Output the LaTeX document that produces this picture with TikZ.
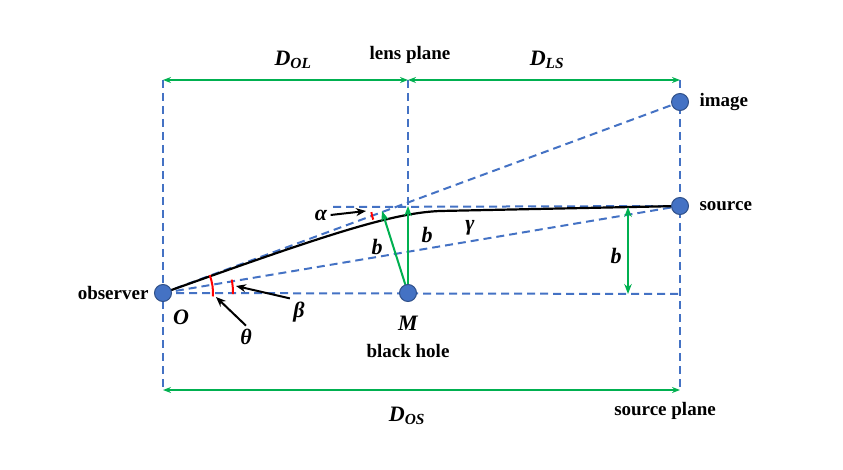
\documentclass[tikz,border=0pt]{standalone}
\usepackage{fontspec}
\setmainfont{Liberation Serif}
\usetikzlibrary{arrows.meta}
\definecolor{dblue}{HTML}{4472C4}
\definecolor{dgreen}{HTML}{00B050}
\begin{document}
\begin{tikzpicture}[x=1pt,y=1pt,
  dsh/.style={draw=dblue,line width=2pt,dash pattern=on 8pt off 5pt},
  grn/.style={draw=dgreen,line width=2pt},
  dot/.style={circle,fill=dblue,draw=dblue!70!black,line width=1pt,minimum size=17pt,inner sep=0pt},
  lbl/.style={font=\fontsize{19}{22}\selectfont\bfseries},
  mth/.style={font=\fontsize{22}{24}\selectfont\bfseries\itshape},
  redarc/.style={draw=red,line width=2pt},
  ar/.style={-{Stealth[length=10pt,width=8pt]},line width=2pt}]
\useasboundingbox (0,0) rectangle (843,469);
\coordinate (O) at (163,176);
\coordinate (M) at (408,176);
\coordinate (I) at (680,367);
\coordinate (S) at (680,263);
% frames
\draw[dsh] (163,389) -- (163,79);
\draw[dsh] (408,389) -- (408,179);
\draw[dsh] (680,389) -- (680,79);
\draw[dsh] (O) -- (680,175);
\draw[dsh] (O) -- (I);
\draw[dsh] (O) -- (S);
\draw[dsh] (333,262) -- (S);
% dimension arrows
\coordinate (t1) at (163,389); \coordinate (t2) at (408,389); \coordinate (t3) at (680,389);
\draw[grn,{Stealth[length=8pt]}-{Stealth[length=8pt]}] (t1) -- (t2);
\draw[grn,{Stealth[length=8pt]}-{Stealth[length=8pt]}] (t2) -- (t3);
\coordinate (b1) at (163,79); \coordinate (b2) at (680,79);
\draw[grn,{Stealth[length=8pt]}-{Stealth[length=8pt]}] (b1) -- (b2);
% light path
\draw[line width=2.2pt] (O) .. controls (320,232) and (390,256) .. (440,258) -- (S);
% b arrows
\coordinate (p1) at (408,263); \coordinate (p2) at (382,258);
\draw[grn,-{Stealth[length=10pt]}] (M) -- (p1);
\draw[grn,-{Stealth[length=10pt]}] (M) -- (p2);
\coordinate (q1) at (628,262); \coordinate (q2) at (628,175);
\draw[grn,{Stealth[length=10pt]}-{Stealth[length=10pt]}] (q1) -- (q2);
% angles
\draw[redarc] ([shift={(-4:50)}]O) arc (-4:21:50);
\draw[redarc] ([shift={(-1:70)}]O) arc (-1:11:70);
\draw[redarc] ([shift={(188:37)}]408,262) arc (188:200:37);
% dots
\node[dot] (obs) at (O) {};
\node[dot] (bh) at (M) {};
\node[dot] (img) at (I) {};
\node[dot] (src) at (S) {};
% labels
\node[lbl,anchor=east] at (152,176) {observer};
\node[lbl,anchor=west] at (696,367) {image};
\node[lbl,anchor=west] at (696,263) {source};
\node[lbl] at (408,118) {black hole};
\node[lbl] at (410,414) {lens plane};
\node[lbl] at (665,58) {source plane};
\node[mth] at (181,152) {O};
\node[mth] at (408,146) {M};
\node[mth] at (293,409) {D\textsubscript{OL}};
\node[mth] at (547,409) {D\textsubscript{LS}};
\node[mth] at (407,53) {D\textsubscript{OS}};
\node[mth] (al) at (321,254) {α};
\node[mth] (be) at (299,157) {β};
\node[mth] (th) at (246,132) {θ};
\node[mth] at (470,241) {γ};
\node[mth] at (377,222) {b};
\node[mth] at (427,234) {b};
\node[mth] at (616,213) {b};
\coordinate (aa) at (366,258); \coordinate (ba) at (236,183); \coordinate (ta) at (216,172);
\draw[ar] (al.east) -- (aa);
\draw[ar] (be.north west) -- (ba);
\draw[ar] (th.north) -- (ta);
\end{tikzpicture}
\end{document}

GOAL: Give all the lines above again, character for character, without pictures.

THE OUTPUT:
Output the LaTeX document that produces this picture with TikZ.
\documentclass[tikz,border=0pt]{standalone}
\usepackage{fontspec}
\setmainfont{Liberation Serif}
\usetikzlibrary{arrows.meta}
\definecolor{dblue}{HTML}{4472C4}
\definecolor{dgreen}{HTML}{00B050}
\begin{document}
\begin{tikzpicture}[x=1pt,y=1pt,
  dsh/.style={draw=dblue,line width=2pt,dash pattern=on 8pt off 5pt},
  grn/.style={draw=dgreen,line width=2pt},
  dot/.style={circle,fill=dblue,draw=dblue!70!black,line width=1pt,minimum size=17pt,inner sep=0pt},
  lbl/.style={font=\fontsize{19}{22}\selectfont\bfseries},
  mth/.style={font=\fontsize{22}{24}\selectfont\bfseries\itshape},
  redarc/.style={draw=red,line width=2pt},
  ar/.style={-{Stealth[length=10pt,width=8pt]},line width=2pt}]
\useasboundingbox (0,0) rectangle (843,469);
\coordinate (O) at (163,176);
\coordinate (M) at (408,176);
\coordinate (I) at (680,367);
\coordinate (S) at (680,263);
% frames
\draw[dsh] (163,389) -- (163,79);
\draw[dsh] (408,389) -- (408,179);
\draw[dsh] (680,389) -- (680,79);
\draw[dsh] (O) -- (680,175);
\draw[dsh] (O) -- (I);
\draw[dsh] (O) -- (S);
\draw[dsh] (333,262) -- (S);
% dimension arrows
\coordinate (t1) at (163,389); \coordinate (t2) at (408,389); \coordinate (t3) at (680,389);
\draw[grn,{Stealth[length=8pt]}-{Stealth[length=8pt]}] (t1) -- (t2);
\draw[grn,{Stealth[length=8pt]}-{Stealth[length=8pt]}] (t2) -- (t3);
\coordinate (b1) at (163,79); \coordinate (b2) at (680,79);
\draw[grn,{Stealth[length=8pt]}-{Stealth[length=8pt]}] (b1) -- (b2);
% light path
\draw[line width=2.2pt] (O) .. controls (320,232) and (390,256) .. (440,258) -- (S);
% b arrows
\coordinate (p1) at (408,263); \coordinate (p2) at (382,258);
\draw[grn,-{Stealth[length=10pt]}] (M) -- (p1);
\draw[grn,-{Stealth[length=10pt]}] (M) -- (p2);
\coordinate (q1) at (628,262); \coordinate (q2) at (628,175);
\draw[grn,{Stealth[length=10pt]}-{Stealth[length=10pt]}] (q1) -- (q2);
% angles
\draw[redarc] ([shift={(-4:50)}]O) arc (-4:21:50);
\draw[redarc] ([shift={(-1:70)}]O) arc (-1:11:70);
\draw[redarc] ([shift={(188:37)}]408,262) arc (188:200:37);
% dots
\node[dot] (obs) at (O) {};
\node[dot] (bh) at (M) {};
\node[dot] (img) at (I) {};
\node[dot] (src) at (S) {};
% labels
\node[lbl,anchor=east] at (152,176) {observer};
\node[lbl,anchor=west] at (696,367) {image};
\node[lbl,anchor=west] at (696,263) {source};
\node[lbl] at (408,118) {black hole};
\node[lbl] at (410,414) {lens plane};
\node[lbl] at (665,58) {source plane};
\node[mth] at (181,152) {O};
\node[mth] at (408,146) {M};
\node[mth] at (293,409) {D\textsubscript{OL}};
\node[mth] at (547,409) {D\textsubscript{LS}};
\node[mth] at (407,53) {D\textsubscript{OS}};
\node[mth] (al) at (321,254) {α};
\node[mth] (be) at (299,157) {β};
\node[mth] (th) at (246,132) {θ};
\node[mth] at (470,241) {γ};
\node[mth] at (377,222) {b};
\node[mth] at (427,234) {b};
\node[mth] at (616,213) {b};
\coordinate (aa) at (366,258); \coordinate (ba) at (236,183); \coordinate (ta) at (216,172);
\draw[ar] (al.east) -- (aa);
\draw[ar] (be.north west) -- (ba);
\draw[ar] (th.north) -- (ta);
\end{tikzpicture}
\end{document}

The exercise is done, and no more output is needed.